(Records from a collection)
* * *
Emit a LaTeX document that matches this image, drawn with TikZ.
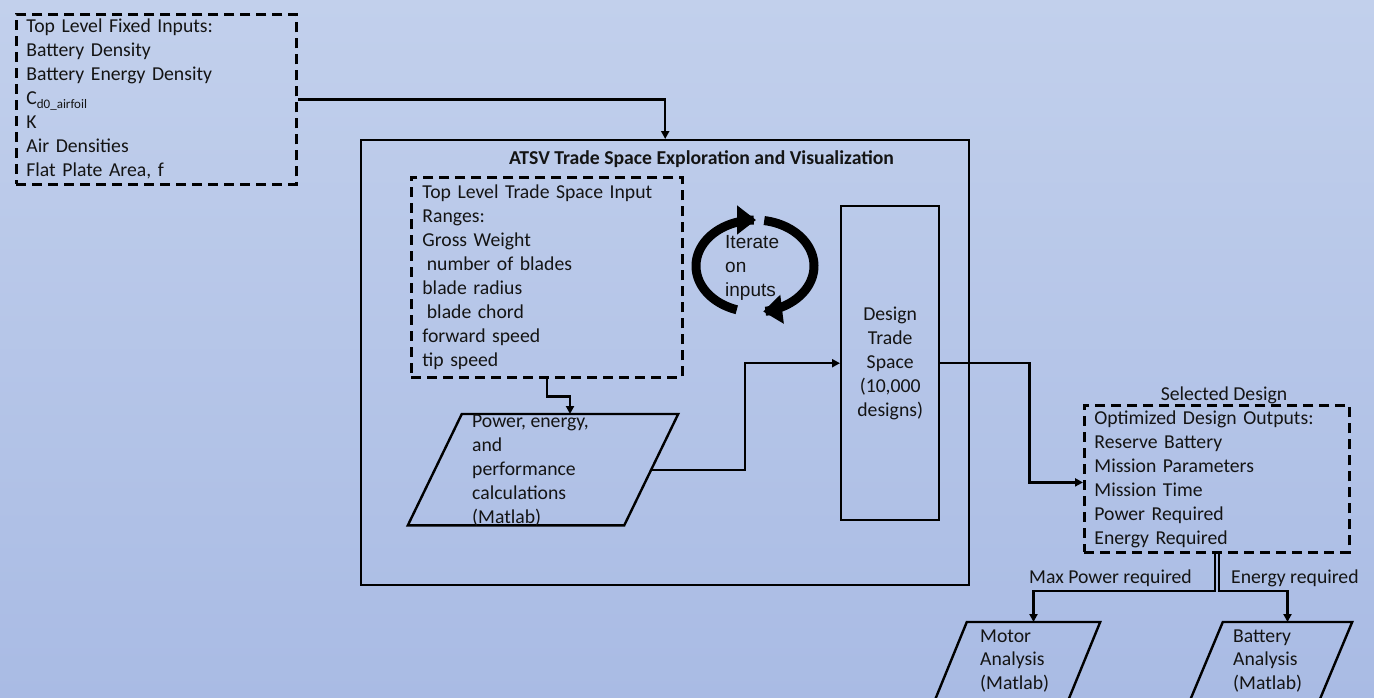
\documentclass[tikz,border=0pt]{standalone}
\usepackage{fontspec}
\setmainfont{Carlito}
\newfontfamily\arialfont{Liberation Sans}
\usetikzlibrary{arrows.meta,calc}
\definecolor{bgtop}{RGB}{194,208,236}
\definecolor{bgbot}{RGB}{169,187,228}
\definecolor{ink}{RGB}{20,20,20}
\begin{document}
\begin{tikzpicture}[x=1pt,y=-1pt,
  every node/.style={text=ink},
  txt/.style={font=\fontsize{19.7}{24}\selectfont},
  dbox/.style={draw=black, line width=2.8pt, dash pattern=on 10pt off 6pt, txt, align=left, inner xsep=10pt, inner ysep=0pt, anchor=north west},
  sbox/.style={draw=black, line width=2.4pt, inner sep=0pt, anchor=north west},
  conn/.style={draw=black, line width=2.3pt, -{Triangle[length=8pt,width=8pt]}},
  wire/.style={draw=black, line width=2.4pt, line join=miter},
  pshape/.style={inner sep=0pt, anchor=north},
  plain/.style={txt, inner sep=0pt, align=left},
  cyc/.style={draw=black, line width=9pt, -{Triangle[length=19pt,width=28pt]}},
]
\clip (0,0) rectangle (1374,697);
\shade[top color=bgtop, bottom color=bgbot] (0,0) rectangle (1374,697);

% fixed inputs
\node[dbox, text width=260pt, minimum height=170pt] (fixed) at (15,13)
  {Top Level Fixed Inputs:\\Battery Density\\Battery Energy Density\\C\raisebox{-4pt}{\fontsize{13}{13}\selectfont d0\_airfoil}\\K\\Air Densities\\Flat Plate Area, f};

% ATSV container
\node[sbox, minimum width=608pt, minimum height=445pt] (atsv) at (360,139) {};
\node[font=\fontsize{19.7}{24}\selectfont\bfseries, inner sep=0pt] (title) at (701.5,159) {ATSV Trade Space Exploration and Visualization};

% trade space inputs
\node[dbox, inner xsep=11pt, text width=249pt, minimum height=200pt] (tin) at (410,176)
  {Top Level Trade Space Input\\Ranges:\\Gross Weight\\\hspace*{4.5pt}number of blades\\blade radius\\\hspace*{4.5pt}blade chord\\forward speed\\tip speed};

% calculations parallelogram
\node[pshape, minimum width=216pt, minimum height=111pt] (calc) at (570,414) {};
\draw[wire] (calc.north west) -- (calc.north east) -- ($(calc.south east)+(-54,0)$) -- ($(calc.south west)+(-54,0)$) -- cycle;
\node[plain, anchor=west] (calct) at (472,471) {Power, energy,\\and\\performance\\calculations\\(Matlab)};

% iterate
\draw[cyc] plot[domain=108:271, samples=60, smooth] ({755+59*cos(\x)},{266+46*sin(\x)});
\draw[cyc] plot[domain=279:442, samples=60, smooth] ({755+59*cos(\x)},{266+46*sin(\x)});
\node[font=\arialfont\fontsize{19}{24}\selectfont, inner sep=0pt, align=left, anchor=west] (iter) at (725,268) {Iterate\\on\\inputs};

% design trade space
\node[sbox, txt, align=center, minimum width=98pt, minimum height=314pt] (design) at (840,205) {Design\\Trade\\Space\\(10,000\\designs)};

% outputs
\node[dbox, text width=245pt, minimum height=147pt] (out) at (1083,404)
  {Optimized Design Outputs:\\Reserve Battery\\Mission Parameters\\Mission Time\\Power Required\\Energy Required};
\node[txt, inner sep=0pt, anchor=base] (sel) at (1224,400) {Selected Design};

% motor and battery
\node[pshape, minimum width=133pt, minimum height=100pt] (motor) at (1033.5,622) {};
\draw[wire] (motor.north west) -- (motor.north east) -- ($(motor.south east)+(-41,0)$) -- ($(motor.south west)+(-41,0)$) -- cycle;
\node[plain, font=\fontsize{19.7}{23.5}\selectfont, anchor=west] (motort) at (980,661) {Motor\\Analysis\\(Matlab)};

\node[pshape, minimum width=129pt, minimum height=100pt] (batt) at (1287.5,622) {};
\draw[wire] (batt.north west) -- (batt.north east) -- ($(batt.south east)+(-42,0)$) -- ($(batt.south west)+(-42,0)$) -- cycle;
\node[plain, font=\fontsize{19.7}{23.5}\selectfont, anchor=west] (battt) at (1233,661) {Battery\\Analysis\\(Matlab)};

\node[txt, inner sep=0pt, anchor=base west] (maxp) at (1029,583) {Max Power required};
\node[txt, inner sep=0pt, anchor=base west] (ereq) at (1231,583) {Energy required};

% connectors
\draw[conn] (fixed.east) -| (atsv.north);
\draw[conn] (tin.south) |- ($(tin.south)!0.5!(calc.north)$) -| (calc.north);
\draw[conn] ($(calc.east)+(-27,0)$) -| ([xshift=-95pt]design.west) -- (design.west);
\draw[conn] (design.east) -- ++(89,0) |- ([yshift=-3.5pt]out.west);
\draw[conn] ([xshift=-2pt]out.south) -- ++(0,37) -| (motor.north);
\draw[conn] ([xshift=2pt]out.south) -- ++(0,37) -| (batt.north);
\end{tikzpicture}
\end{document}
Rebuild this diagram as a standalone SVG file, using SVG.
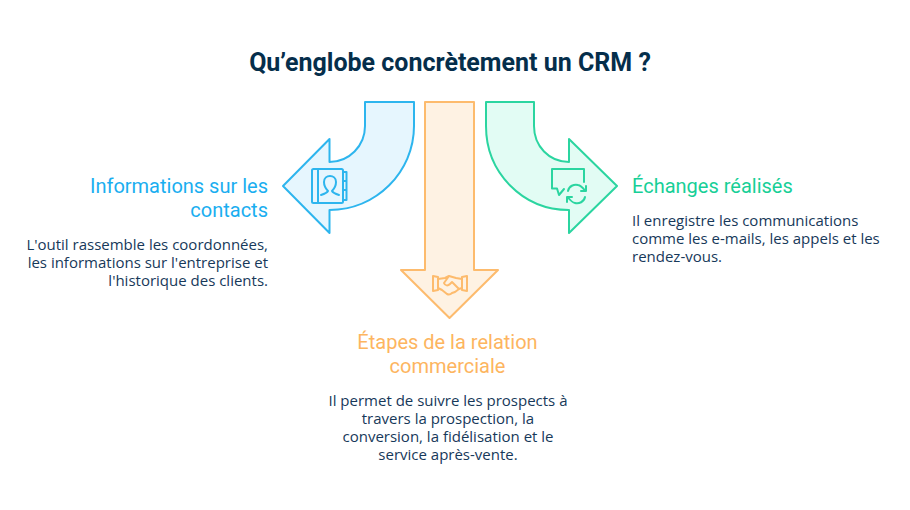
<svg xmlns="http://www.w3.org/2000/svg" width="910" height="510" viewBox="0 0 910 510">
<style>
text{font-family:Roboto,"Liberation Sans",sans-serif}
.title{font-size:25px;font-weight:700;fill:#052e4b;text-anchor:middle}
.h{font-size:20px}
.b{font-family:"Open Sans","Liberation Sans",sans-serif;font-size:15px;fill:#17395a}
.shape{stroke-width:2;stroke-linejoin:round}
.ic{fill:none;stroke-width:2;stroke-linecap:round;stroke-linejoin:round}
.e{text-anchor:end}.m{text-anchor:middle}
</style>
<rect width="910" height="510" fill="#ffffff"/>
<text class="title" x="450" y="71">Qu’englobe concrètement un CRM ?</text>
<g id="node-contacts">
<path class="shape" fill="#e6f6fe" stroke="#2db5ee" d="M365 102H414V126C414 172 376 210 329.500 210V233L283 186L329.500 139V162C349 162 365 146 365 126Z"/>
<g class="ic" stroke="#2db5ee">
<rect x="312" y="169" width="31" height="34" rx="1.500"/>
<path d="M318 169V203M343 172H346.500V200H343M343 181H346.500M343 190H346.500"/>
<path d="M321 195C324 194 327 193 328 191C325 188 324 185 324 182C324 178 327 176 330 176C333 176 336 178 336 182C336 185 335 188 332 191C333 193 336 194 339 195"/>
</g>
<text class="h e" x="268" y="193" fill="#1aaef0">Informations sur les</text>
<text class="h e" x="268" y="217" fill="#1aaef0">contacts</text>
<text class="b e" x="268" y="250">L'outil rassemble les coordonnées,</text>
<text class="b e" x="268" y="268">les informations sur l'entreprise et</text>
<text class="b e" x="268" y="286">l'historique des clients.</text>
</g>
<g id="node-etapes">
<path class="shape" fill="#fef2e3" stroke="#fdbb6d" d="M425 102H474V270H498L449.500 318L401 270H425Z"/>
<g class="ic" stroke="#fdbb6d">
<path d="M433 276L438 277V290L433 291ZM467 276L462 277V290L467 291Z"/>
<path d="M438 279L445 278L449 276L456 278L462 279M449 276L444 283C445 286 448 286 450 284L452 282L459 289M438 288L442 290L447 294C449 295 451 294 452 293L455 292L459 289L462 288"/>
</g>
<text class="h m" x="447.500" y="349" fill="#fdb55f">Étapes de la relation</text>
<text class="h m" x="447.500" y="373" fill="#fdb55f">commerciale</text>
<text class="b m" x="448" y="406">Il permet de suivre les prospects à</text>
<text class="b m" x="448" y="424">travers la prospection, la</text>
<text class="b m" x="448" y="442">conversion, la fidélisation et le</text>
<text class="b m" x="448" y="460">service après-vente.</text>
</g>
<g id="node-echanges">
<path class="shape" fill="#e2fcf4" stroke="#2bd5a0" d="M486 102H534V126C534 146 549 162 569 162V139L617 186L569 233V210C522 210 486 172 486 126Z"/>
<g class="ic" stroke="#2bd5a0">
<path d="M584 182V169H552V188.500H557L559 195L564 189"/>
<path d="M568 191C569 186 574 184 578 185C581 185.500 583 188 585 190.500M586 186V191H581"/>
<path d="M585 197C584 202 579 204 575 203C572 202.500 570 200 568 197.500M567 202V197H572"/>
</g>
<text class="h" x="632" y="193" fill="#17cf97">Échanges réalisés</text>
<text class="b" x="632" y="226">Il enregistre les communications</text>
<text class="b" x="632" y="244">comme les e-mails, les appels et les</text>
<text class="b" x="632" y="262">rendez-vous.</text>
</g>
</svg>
* * *
_Given exercise_.
Pictures do not belong in the copy. Repeat only the lines from the top of the records through the line containing "Level Fixed Inputs:\\Battery".

_Solution for this problem_.
Emit a LaTeX document that matches this image, drawn with TikZ.
\documentclass[tikz,border=0pt]{standalone}
\usepackage{fontspec}
\setmainfont{Carlito}
\newfontfamily\arialfont{Liberation Sans}
\usetikzlibrary{arrows.meta,calc}
\definecolor{bgtop}{RGB}{194,208,236}
\definecolor{bgbot}{RGB}{169,187,228}
\definecolor{ink}{RGB}{20,20,20}
\begin{document}
\begin{tikzpicture}[x=1pt,y=-1pt,
  every node/.style={text=ink},
  txt/.style={font=\fontsize{19.7}{24}\selectfont},
  dbox/.style={draw=black, line width=2.8pt, dash pattern=on 10pt off 6pt, txt, align=left, inner xsep=10pt, inner ysep=0pt, anchor=north west},
  sbox/.style={draw=black, line width=2.4pt, inner sep=0pt, anchor=north west},
  conn/.style={draw=black, line width=2.3pt, -{Triangle[length=8pt,width=8pt]}},
  wire/.style={draw=black, line width=2.4pt, line join=miter},
  pshape/.style={inner sep=0pt, anchor=north},
  plain/.style={txt, inner sep=0pt, align=left},
  cyc/.style={draw=black, line width=9pt, -{Triangle[length=19pt,width=28pt]}},
]
\clip (0,0) rectangle (1374,697);
\shade[top color=bgtop, bottom color=bgbot] (0,0) rectangle (1374,697);

% fixed inputs
\node[dbox, text width=260pt, minimum height=170pt] (fixed) at (15,13)
  {Top Level Fixed Inputs:\\Battery Density\\Battery Energy Density\\C\raisebox{-4pt}{\fontsize{13}{13}\selectfont d0\_airfoil}\\K\\Air Densities\\Flat Plate Area, f};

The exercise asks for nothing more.